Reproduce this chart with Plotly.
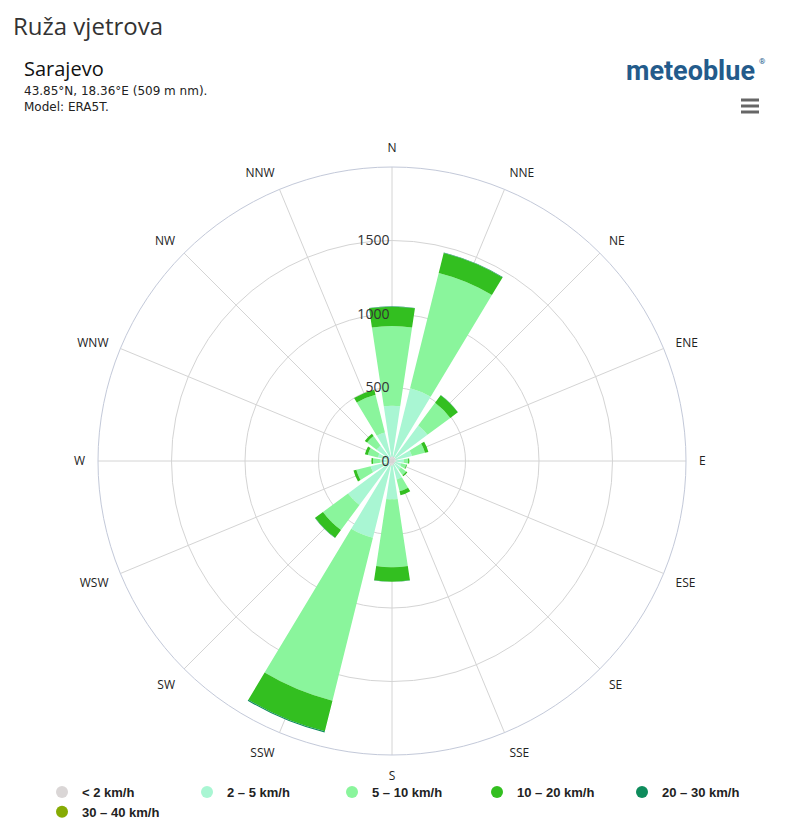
import plotly.graph_objects as go

directions = ["N", "NNE", "NE", "ENE", "E", "ESE", "SE", "SSE",
              "S", "SSW", "SW", "WSW", "W", "WNW", "NW", "NNW"]

speed_bins = ["< 2 km/h", "2 – 5 km/h", "5 – 10 km/h",
              "10 – 20 km/h", "20 – 30 km/h", "30 – 40 km/h"]

# hours per direction for each speed bin
calm_lt2 = [30, 30, 30, 25, 25, 20, 20, 25, 30, 35, 30, 25, 20, 20, 25, 30]
s_2_5 = [346, 480, 270, 115, 55, 45, 55, 105, 231, 503, 342, 125, 60, 80, 105, 170]
s_5_10 = [542, 808, 193, 91, 30, 35, 45, 82, 462, 1142, 212, 100, 50, 70, 81, 265]
s_10_20 = [132, 140, 64, 24, 8, 5, 10, 28, 98, 215, 66, 20, 10, 20, 19, 35]
s_20_30 = [2, 3, 1, 0, 0, 0, 0, 0, 1, 8, 2, 0, 0, 0, 0, 0]
s_30_40 = [0, 0, 0, 0, 0, 0, 0, 0, 0, 0, 0, 0, 0, 0, 0, 0]

series = [calm_lt2, s_2_5, s_5_10, s_10_20, s_20_30, s_30_40]
colors = ["#dad6d6", "#a9f6d3", "#8af59c", "#33bf20", "#0e8c5c", "#86ab04"]

radial_ticks = [0, 500, 1000, 1500]

# The page body has an 8 px margin, so the figure is 784 x 812 and
# positions below are converted from page pixels to paper fractions.
W, H, OFF = 784, 812, 8


def px(x):
    return (x - OFF) / W


def py(y):
    return 1 - (y - OFF) / H


fig = go.Figure()

for name, vals, col in zip(speed_bins, series, colors):
    fig.add_trace(go.Barpolar(
        r=vals, theta=directions, name=name,
        marker=dict(color=col, line=dict(width=0)),
        width=0.76,
        showlegend=False,
    ))
    # legend entry with round symbol
    fig.add_trace(go.Scatter(
        x=[None], y=[None], mode="markers", name=name,
        marker=dict(symbol="circle", size=13, color=col),
        showlegend=True, hoverinfo="skip",
    ))

CX, CY, R = 392, 461, 294

fig.update_layout(
    width=W, height=H,
    margin=dict(l=0, r=0, t=0, b=0, autoexpand=False),
    paper_bgcolor="white", plot_bgcolor="white",
    font=dict(family="Open Sans, DejaVu Sans, sans-serif", color="#333333"),
    xaxis=dict(visible=False), yaxis=dict(visible=False),
    polar=dict(
        domain=dict(x=[px(CX - R), px(CX + R)], y=[py(CY + R), py(CY - R)]),
        bgcolor="white",
        barmode="stack",
        angularaxis=dict(
            rotation=90, direction="clockwise",
            categoryorder="array", categoryarray=directions,
            showgrid=True, gridcolor="#d4d4d4", gridwidth=1,
            showline=True, linecolor="#c3c9d9", linewidth=1,
            ticks="outside", ticklen=10, tickcolor="rgba(0,0,0,0)",
            tickfont=dict(size=12, color="#222222"),
            layer="below traces",
        ),
        radialaxis=dict(
            range=[0, 2000], tickvals=radial_ticks,
            ticktext=[str(v) for v in radial_ticks],
            angle=90, side="counterclockwise", tickangle=90,
            showgrid=True, gridcolor="#d4d4d4", gridwidth=1,
            showline=False, ticks="",
            tickfont=dict(size=14, color="#333333"),
            layer="above traces",
        ),
    ),
    legend=dict(
        orientation="h", x=px(42), y=py(777), xanchor="left", yanchor="top",
        entrywidth=100, entrywidthmode="pixels",
        bgcolor="rgba(0,0,0,0)",
        font=dict(size=13, color="#222222", family="Liberation Sans, Arial, sans-serif", weight="bold"),
        tracegroupgap=0, itemsizing="constant",
    ),
    annotations=[
        dict(text="Ruža vjetrova", x=px(12), y=py(25), xref="paper", yref="paper",
             xanchor="left", yanchor="middle", showarrow=False, borderpad=0,
             font=dict(size=24, color="#333333")),
        dict(text="Sarajevo", x=px(22), y=py(68), xref="paper", yref="paper",
             xanchor="left", yanchor="middle", showarrow=False,
             font=dict(size=20, color="#111111")),
        dict(text="43.85°N, 18.36°E (509 m nm).", x=px(22), y=py(91), xref="paper", yref="paper",
             xanchor="left", yanchor="middle", showarrow=False,
             font=dict(size=12, color="#222222", family="DejaVu Sans, sans-serif")),
        dict(text="Model: ERA5T.", x=px(22), y=py(107), xref="paper", yref="paper",
             xanchor="left", yanchor="middle", showarrow=False,
             font=dict(size=12, color="#222222", family="DejaVu Sans, sans-serif")),
        dict(text="<b>meteoblue</b>", x=px(757), y=py(71), xref="paper", yref="paper",
             xanchor="right", yanchor="middle", showarrow=False,
             font=dict(size=27, color="#235b8b", family="Roboto, sans-serif")),
        dict(text="®", x=px(757), y=py(62), xref="paper", yref="paper",
             xanchor="left", yanchor="middle", showarrow=False,
             font=dict(size=8, color="#235b8b", family="Roboto, sans-serif")),
    ],
    shapes=[
        dict(type="rect", xref="paper", yref="paper",
             x0=px(741), x1=px(759), y0=py(yy + 1.5), y1=py(yy - 1.5),
             fillcolor="#666666", line=dict(width=0))
        for yy in (100, 106, 112)
    ],
)

fig.write_html("out.html")
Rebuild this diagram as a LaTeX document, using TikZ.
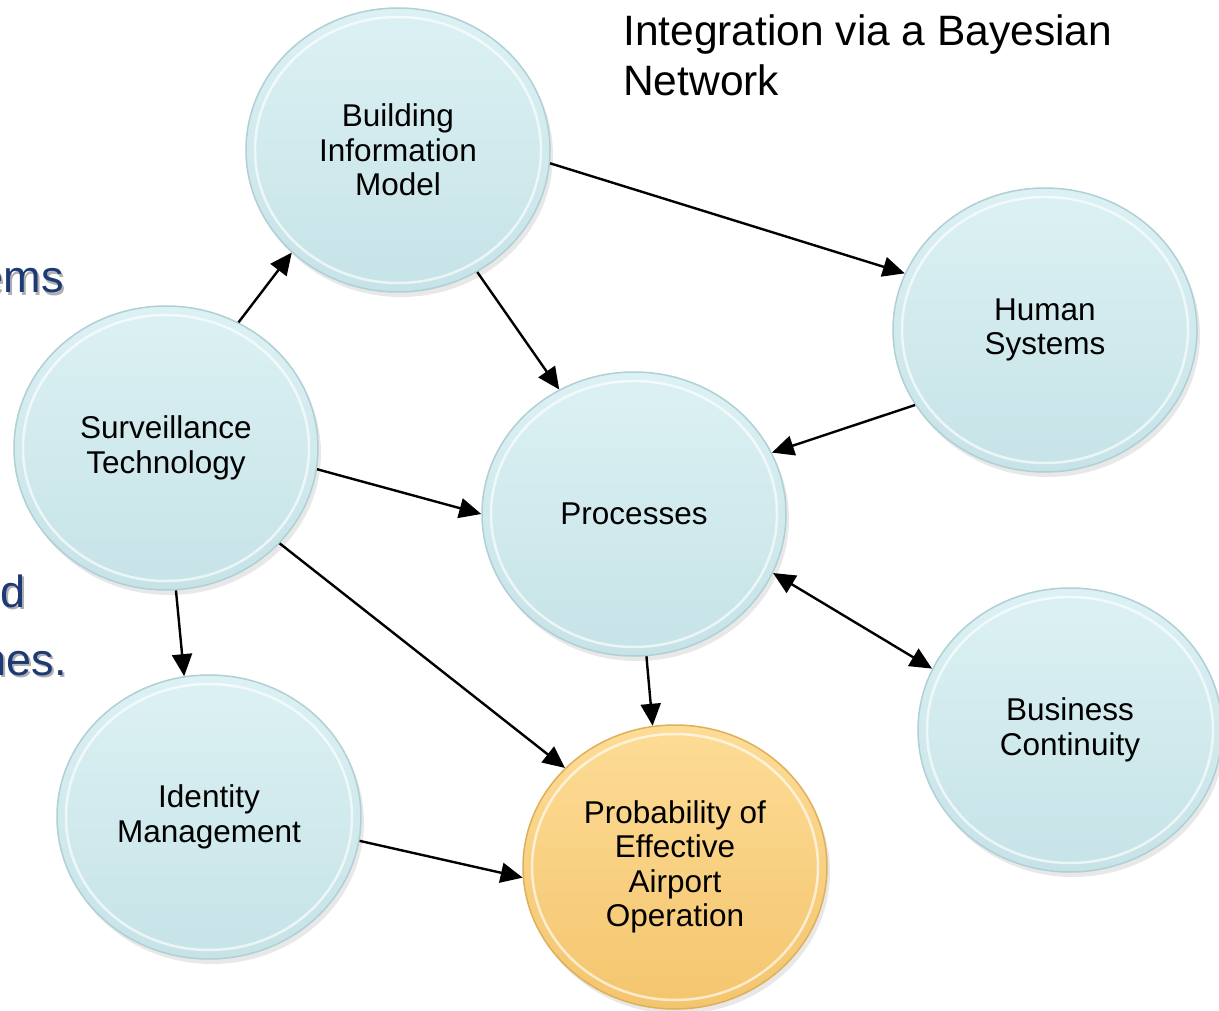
\documentclass[tikz,border=0pt]{standalone}
\usepackage{fontspec}
\setmainfont{Liberation Sans}
\usetikzlibrary{shapes.geometric,arrows.meta,shadows}
\definecolor{blueT}{RGB}{220,241,244}
\definecolor{blueB}{RGB}{198,227,231}
\definecolor{blueRim}{RGB}{176,208,213}
\definecolor{goldT}{RGB}{253,220,150}
\definecolor{goldB}{RGB}{244,197,110}
\definecolor{goldRim}{RGB}{222,176,92}
\definecolor{slideblue}{RGB}{28,58,115}
\definecolor{slideshadow}{RGB}{175,175,175}
\tikzset{
  bubble/.style={ellipse, minimum width=304pt, minimum height=284pt, inner sep=0pt,
    draw=blueRim, line width=1.5pt, top color=blueT, bottom color=blueB,
    drop shadow={opacity=0.18, shadow xshift=3pt, shadow yshift=-5pt},
    align=center, font=\fontsize{31.5}{34.5}\selectfont,
    path picture={\draw[white, opacity=0.65, line width=2.5pt]
      (path picture bounding box.center) ellipse [x radius=143, y radius=133];}},
  goldbubble/.style={bubble, draw=goldRim, top color=goldT, bottom color=goldB},
  arr/.style={line width=2.4pt, -{Triangle[length=22pt,width=20pt]}},
  arrboth/.style={line width=2.4pt, {Triangle[length=22pt,width=20pt]}-{Triangle[length=22pt,width=20pt]}},
  slidetext/.style={anchor=base east, inner sep=0pt, font=\fontsize{45}{52}\selectfont},
  titletext/.style={anchor=north west, inner sep=0pt, align=left, font=\fontsize{42.5}{50}\selectfont}
}
\begin{document}
\begin{tikzpicture}[x=1pt, y=-1pt]
\useasboundingbox (0,0) rectangle (1219,1011);
\clip (0,0) rectangle (1219,1011);
\fill[white] (0,0) rectangle (1219,1011);

% clipped slide text at left
\node[slidetext, text=slideshadow] (s1s) at (66,295) {ems};
\node[slidetext, text=slideblue] (s1) at (64,293) {ems};
\node[slidetext, text=slideshadow] (s2s) at (28,609) {d};
\node[slidetext, text=slideblue] (s2) at (26,607) {d};
\node[slidetext, text=slideshadow] (s3s) at (69,677) {nes.};
\node[slidetext, text=slideblue] (s3) at (67,675) {nes.};

% title
\node[titletext] (title) at (623,15) {Integration via a Bayesian\\Network};

% nodes
\node[bubble] (bim) at (398,150) {Building\\Information\\Model};
\node[bubble] (hum) at (1045,330) {Human\\Systems};
\node[bubble] (sur) at (166,448) {Surveillance\\Technology};
\node[bubble] (pro) at (634,514) {Processes};
\node[bubble] (bus) at (1070,730) {Business\\Continuity};
\node[bubble] (idm) at (209,817) {Identity\\Management};
\node[goldbubble] (pea) at (675,867) {Probability of\\Effective\\Airport\\Operation};

% connectors
\draw[arr] (sur.60) -- (bim.224);
\draw[arr] (bim.-5) -- (hum.158);
\draw[arr] (bim.-57) -- (pro.121);
\draw[arr] (hum.210) -- (pro.24);
\draw[arr] (sur.-8) -- (pro.180);
\draw[arrboth] (pro.-23) -- (bus.156);
\draw[arr] (pro.-85) -- (pea.99);
\draw[arr] (sur.-40) -- (pea.138);
\draw[arr] (sur.-86.5) -- (idm.100);
\draw[arr] (idm.-9) -- (pea.184);
\end{tikzpicture}
\end{document}
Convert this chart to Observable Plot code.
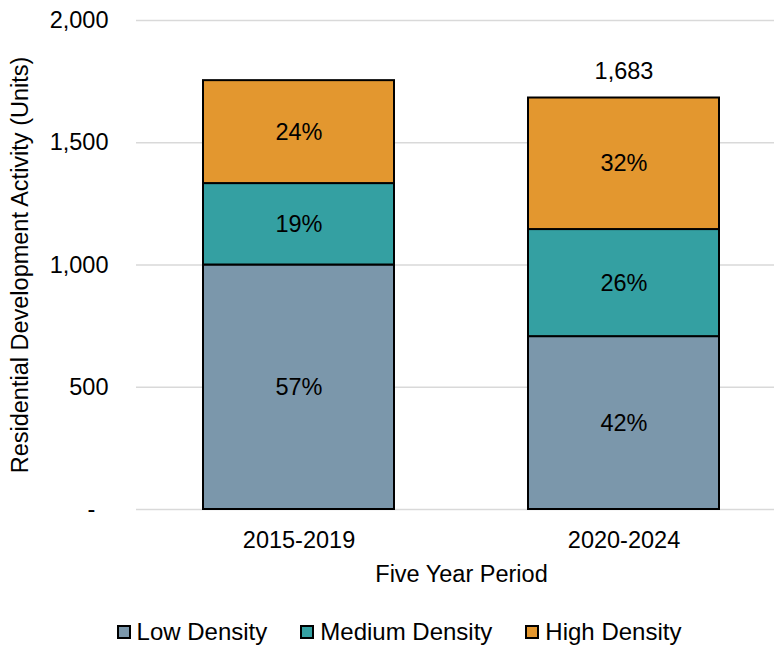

**What to work on:** Omitting all pictures, restate exactly the lines of the material from its start through the line that contains "fig = go.Figure()".

**Full solution:**
Reproduce this chart with Plotly.
import plotly.graph_objects as go

directions = ["N", "NNE", "NE", "ENE", "E", "ESE", "SE", "SSE",
              "S", "SSW", "SW", "WSW", "W", "WNW", "NW", "NNW"]

speed_bins = ["< 2 km/h", "2 – 5 km/h", "5 – 10 km/h",
              "10 – 20 km/h", "20 – 30 km/h", "30 – 40 km/h"]

# hours per direction for each speed bin
calm_lt2 = [30, 30, 30, 25, 25, 20, 20, 25, 30, 35, 30, 25, 20, 20, 25, 30]
s_2_5 = [346, 480, 270, 115, 55, 45, 55, 105, 231, 503, 342, 125, 60, 80, 105, 170]
s_5_10 = [542, 808, 193, 91, 30, 35, 45, 82, 462, 1142, 212, 100, 50, 70, 81, 265]
s_10_20 = [132, 140, 64, 24, 8, 5, 10, 28, 98, 215, 66, 20, 10, 20, 19, 35]
s_20_30 = [2, 3, 1, 0, 0, 0, 0, 0, 1, 8, 2, 0, 0, 0, 0, 0]
s_30_40 = [0, 0, 0, 0, 0, 0, 0, 0, 0, 0, 0, 0, 0, 0, 0, 0]

series = [calm_lt2, s_2_5, s_5_10, s_10_20, s_20_30, s_30_40]
colors = ["#dad6d6", "#a9f6d3", "#8af59c", "#33bf20", "#0e8c5c", "#86ab04"]

radial_ticks = [0, 500, 1000, 1500]

# The page body has an 8 px margin, so the figure is 784 x 812 and
# positions below are converted from page pixels to paper fractions.
W, H, OFF = 784, 812, 8


def px(x):
    return (x - OFF) / W


def py(y):
    return 1 - (y - OFF) / H


fig = go.Figure()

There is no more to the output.